Para selecionar os “residentes” da residência artística MN:PM, Day Rodrigues estabeleceu quatro critérios: raça, idade, gênero e territorialidade. Cada um tinha que preencher uma ficha de inscrição e gravar um vídeo, com a história que gostaria de contar no projeto. Em apenas três dias, foram mais de 100 inscritos. Desses, 50 foram pré-selecionados para a próxima etapa: rodas de conversa para explicar aos candidatos o que era o projeto e saber deles porque gostariam de participar. Tão difícil quanto selecionar os “residentes”, admite a produtora cultural, foi escalar os 20 educadores. Entre outros nomes, convidou Joyce Prado, cineasta e especialista em Roteiro Audiovisual pelo Centro Universitário SENAC; Gilberto Sobrinho, professor do Departamento de Multimeios, Mídia e Comunicação da Universidade de Campinas (Unicamp), e Jandilson Vieira, formado em Educação em Artes pela Universidade São Judas Tadeu (USJT).
Ao todo, o projeto pode ser dividido em três etapas: Primeiro olhar, Travessia e O que é um filme?. A primeira delas visa estimular a escrita do participante.

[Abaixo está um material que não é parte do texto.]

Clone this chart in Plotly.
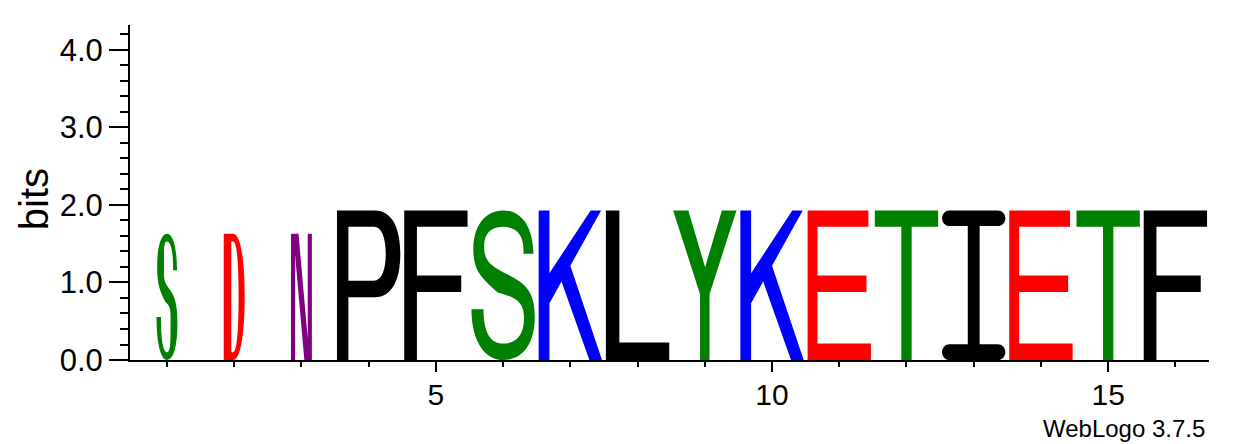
import plotly.graph_objects as go

# sequence logo data (WebLogo style)
positions = list(range(1, 17))
letters = ["S", "D", "N", "P", "F", "S", "K", "L", "Y", "K", "E", "T", "I", "E", "T", "F"]
bits = [1.63, 1.63, 1.63, 1.93, 1.93, 1.93, 1.93, 1.93,
        1.93, 1.93, 1.93, 1.93, 1.93, 1.93, 1.93, 1.93]
seq_fraction = [0.33, 0.33, 0.33, 1, 1, 1, 1, 1, 1, 1, 1, 1, 1, 1, 1, 1]

y_ticks = [0, 1, 2, 3, 4]
y_tick_text = ["0.0", "1.0", "2.0", "3.0", "4.0"]
x_ticks = [5, 10, 15]

# chemistry colour scheme
colors = {
    "S": "#008000", "T": "#008000", "Y": "#008000",
    "N": "#800080",
    "K": "#0000ff",
    "D": "#ff0000", "E": "#ff0000",
    "P": "#000000", "F": "#000000", "L": "#000000", "I": "#000000",
}

K4 = 0.5523


# --- glyph outlines in a unit box (u right, v up); sx = stem/width, sy = bar/height
def g_E(sx, sy):
    s = sx * 0.92
    return [("M", 0, 0), ("L", 1, 0), ("L", 1, sy), ("L", s, sy), ("L", s, 0.455),
            ("L", 0.93, 0.455), ("L", 0.93, 0.455 + sy), ("L", s, 0.455 + sy),
            ("L", s, 1 - sy), ("L", 0.96, 1 - sy), ("L", 0.96, 1), ("L", 0, 1), ("Z",)]


def g_F(sx, sy):
    s = sx * 1.18
    return [("M", 0, 0), ("L", s, 0), ("L", s, 0.455), ("L", 0.9, 0.455),
            ("L", 0.9, 0.455 + sy), ("L", s, 0.455 + sy), ("L", s, 1 - sy),
            ("L", 1, 1 - sy), ("L", 1, 1), ("L", 0, 1), ("Z",)]


def g_L(sx, sy):
    s = sx * 1.25
    return [("M", 0, 0), ("L", 1, 0), ("L", 1, sy * 1.07), ("L", s, sy * 1.07),
            ("L", s, 1), ("L", 0, 1), ("Z",)]


def g_T(sx, sy):
    a, b = 0.5 - sx * 0.48, 0.5 + sx * 0.48
    return [("M", a, 0), ("L", a, 1 - sy), ("L", 0, 1 - sy), ("L", 0, 1), ("L", 1, 1),
            ("L", 1, 1 - sy), ("L", b, 1 - sy), ("L", b, 0), ("Z",)]


def g_I(sx, sy):
    a, b = 0.5 - sx * 0.55, 0.5 + sx * 0.55
    r = 0.12
    t = sy * 0.95
    h = t / 2
    return [("M", r, 0), ("L", 1 - r, 0),
            ("C", 1 - r + K4 * r, 0, 1, h - K4 * h, 1, h),
            ("C", 1, h + K4 * h, 1 - r + K4 * r, t, 1 - r, t),
            ("L", b, t), ("L", b, 1 - t), ("L", 1 - r, 1 - t),
            ("C", 1 - r + K4 * r, 1 - t, 1, 1 - h - K4 * h, 1, 1 - h),
            ("C", 1, 1 - h + K4 * h, 1 - r + K4 * r, 1, 1 - r, 1),
            ("L", r, 1),
            ("C", r - K4 * r, 1, 0, 1 - h + K4 * h, 0, 1 - h),
            ("C", 0, 1 - h - K4 * h, r - K4 * r, 1 - t, r, 1 - t),
            ("L", a, 1 - t), ("L", a, t), ("L", r, t),
            ("C", r - K4 * r, t, 0, h + K4 * h, 0, h),
            ("C", 0, h - K4 * h, r - K4 * r, 0, r, 0), ("Z",)]


def g_P(sx, sy):
    s = sx * 1.06
    lo, hi = 0.42, 0.42 + sy
    return [("M", 0, 0), ("L", 0, 1), ("L", 0.60, 1),
            ("C", 0.86, 1, 1, 0.89, 1, 0.71),
            ("C", 1, 0.53, 0.86, lo, 0.60, lo),
            ("L", s, lo), ("L", s, 0), ("Z",),
            ("M", s, hi), ("L", 0.58, hi),
            ("C", 0.71, hi, 0.77, 0.61, 0.77, 0.71),
            ("C", 0.77, 0.81, 0.71, 1 - sy, 0.58, 1 - sy),
            ("L", s, 1 - sy), ("Z",)]


def g_D(sx, sy):
    a = sx * 1.09
    b = 1 - sx * 0.88
    return [("M", 0, 0), ("L", 0, 1), ("L", 0.45, 1),
            ("C", 0.80, 1, 1, 0.80, 1, 0.5),
            ("C", 1, 0.20, 0.80, 0, 0.45, 0), ("Z",),
            ("M", a, sy), ("L", 0.45, sy),
            ("C", 0.64, sy, b, 0.25, b, 0.5),
            ("C", b, 0.75, 0.64, 1 - sy, 0.45, 1 - sy),
            ("L", a, 1 - sy), ("Z",)]


def g_N(sx, sy):
    s = sx * 0.6
    return [("M", 0, 0), ("L", 0, 1), ("L", 0.36, 1), ("L", 1 - s, 0.17),
            ("L", 1 - s, 1), ("L", 1, 1), ("L", 1, 0), ("L", 0.64, 0),
            ("L", s, 0.83), ("L", s, 0), ("Z",)]


def g_K(sx, sy):
    s = sx
    return [("M", 0, 0), ("L", 0, 1), ("L", s, 1), ("L", s, 0.58),
            ("L", 0.82, 1), ("L", 0.985, 1), ("L", 0.50, 0.63),
            ("L", 1, 0), ("L", 0.80, 0), ("L", 0.36, 0.524),
            ("L", s, 0.38), ("L", s, 0), ("Z",)]


def g_Y(sx, sy):
    a, b = 0.5 - sx * 0.44, 0.5 + sx * 0.44
    return [("M", a, 0), ("L", a, 0.44), ("L", 0, 1), ("L", 0.24, 1),
            ("L", 0.505, 0.62), ("L", 0.77, 1), ("L", 1, 1),
            ("L", b, 0.44), ("L", b, 0), ("Z",)]


def g_S(sx, sy):
    a = 0.03
    il = a + sx
    ir = 1 - sx
    tu, tl = 0.71, 0.34
    twu = 0.16 if sx < 0.25 else 0.19
    twl = 0.19 if sx < 0.25 else 0.21
    sp = sy if sx < 0.25 else sy * 1.6
    return [("M", 0.98, tu),
            ("C", 0.97, 0.90, 0.78, 1, 0.50, 1),
            ("C", 0.22, 1, a, 0.90, a, 0.74),
            ("C", a, 0.60, 0.15, 0.55, 0.42, 0.57 - sp - 0.01),
            ("C", 0.72, 0.42, ir, 0.38, ir, 0.28),
            ("C", ir, 0.15, 0.68, sy, 0.50, sy),
            ("C", 0.28, sy, twl, 0.20, twl, tl),
            ("L", 0, tl),
            ("C", 0, 0.12, 0.22, 0, 0.50, 0),
            ("C", 0.80, 0, 1, 0.10, 1, 0.29),
            ("C", 1, 0.46, 0.85, 0.51, 0.58, 0.57),
            ("C", 0.30, 0.63, il, 0.66, il, 0.76),
            ("C", il, 0.85, 0.32, 1 - sy, 0.50, 1 - sy),
            ("C", 0.70, 1 - sy, 0.98 - twu + 0.02, 0.84, 0.98 - twu, tu),
            ("Z",)]


glyphs = {"E": g_E, "F": g_F, "L": g_L, "T": g_T, "I": g_I, "P": g_P,
          "D": g_D, "N": g_N, "K": g_K, "Y": g_Y, "S": g_S}


def to_path(tokens, x0, w, y0, h):
    out = []
    for t in tokens:
        nums = t[1:]
        pts = [f"{x0 + nums[i] * w:.4f},{y0 + nums[i + 1] * h:.4f}" for i in range(0, len(nums), 2)]
        out.append(t[0] + " ".join(pts))
    return " ".join(out)


shapes = []
for pos, let, b, frac in zip(positions, letters, bits, seq_fraction):
    w = 0.942 * frac
    if frac < 0.5:
        sx, sy = 0.33, 0.062
    else:
        sx, sy = 0.17, 0.11
    path = to_path(glyphs[let](sx, sy), pos - w / 2, w, 0.0, b)
    shapes.append(dict(type="path", xref="x", yref="y", path=path,
                       fillcolor=colors[let], line=dict(width=0), layer="above"))

fig = go.Figure()
fig.add_trace(go.Scatter(x=positions, y=bits, mode="markers", text=letters,
                         marker=dict(opacity=0), hoverinfo="x+y+text", showlegend=False))

font = "Liberation Sans, Arial, Helvetica, sans-serif"
fig.update_layout(
    width=1233, height=444, autosize=False,
    margin=dict(l=130, r=24, t=25, b=84),
    paper_bgcolor="white", plot_bgcolor="white",
    font=dict(family=font, color="black", size=31),
    shapes=shapes,
    xaxis=dict(range=[0.45, 16.5], showgrid=False, zeroline=False,
               showline=True, linecolor="black", linewidth=2,
               ticks="outside", tickvals=x_ticks, ticklen=10, tickwidth=2, tickcolor="black",
               tickfont=dict(size=30), ticklabelstandoff=-3,
               minor=dict(tickvals=positions, ticks="outside", ticklen=5, tickwidth=2, tickcolor="black")),
    yaxis=dict(range=[0, 4.3219], showgrid=False, zeroline=False,
               showline=True, linecolor="black", linewidth=2,
               ticks="outside", tickvals=y_ticks, ticktext=y_tick_text,
               ticklen=19, tickwidth=2, tickcolor="black", tickfont=dict(size=31),
               minor=dict(dtick=0.2, tick0=0, ticks="outside", ticklen=8, tickwidth=2, tickcolor="black")),
    annotations=[
        dict(text="bits", textangle=-90, xref="paper", yref="paper",
             x=-0.089, y=0.48, xanchor="center", yanchor="middle",
             showarrow=False, font=dict(size=40)),
        dict(text="WebLogo 3.7.5", xref="paper", yref="paper",
             x=0.998, y=-0.203, xanchor="right", yanchor="middle",
             showarrow=False, font=dict(size=24)),
    ],
)

# drop the default page margin so the chart sits at the window's top-left
fig.write_html("out.html", config={"displayModeBar": False},
               post_script="document.body.style.margin='0px';")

Na segunda, o corpo docente – formado, em sua maioria, por profissionais do audiovisual – oferece subsídios para reflexão. “É o momento de descolonizar nosso olhar”, descreve Day. A terceira fase é aquela em que residentes e educadores debatem o audiovisual no Brasil e ponderam sobre o lugar que gostariam de ocupar nesta indústria.
Findas as três etapas iniciais, é chegada a hora de partir da teoria para a prática. "O projeto foi finalizado com dois sets de filmagem, com a presença das e dos jovens residentes e profissionais do audiovisual, estes últimos mediando a parte prática a partir de suas experiências no mercado, disponibilizando assim o conhecimento de produção para a nova geração de realizadores negros da cidade de São Paulo", avisa a cineasta.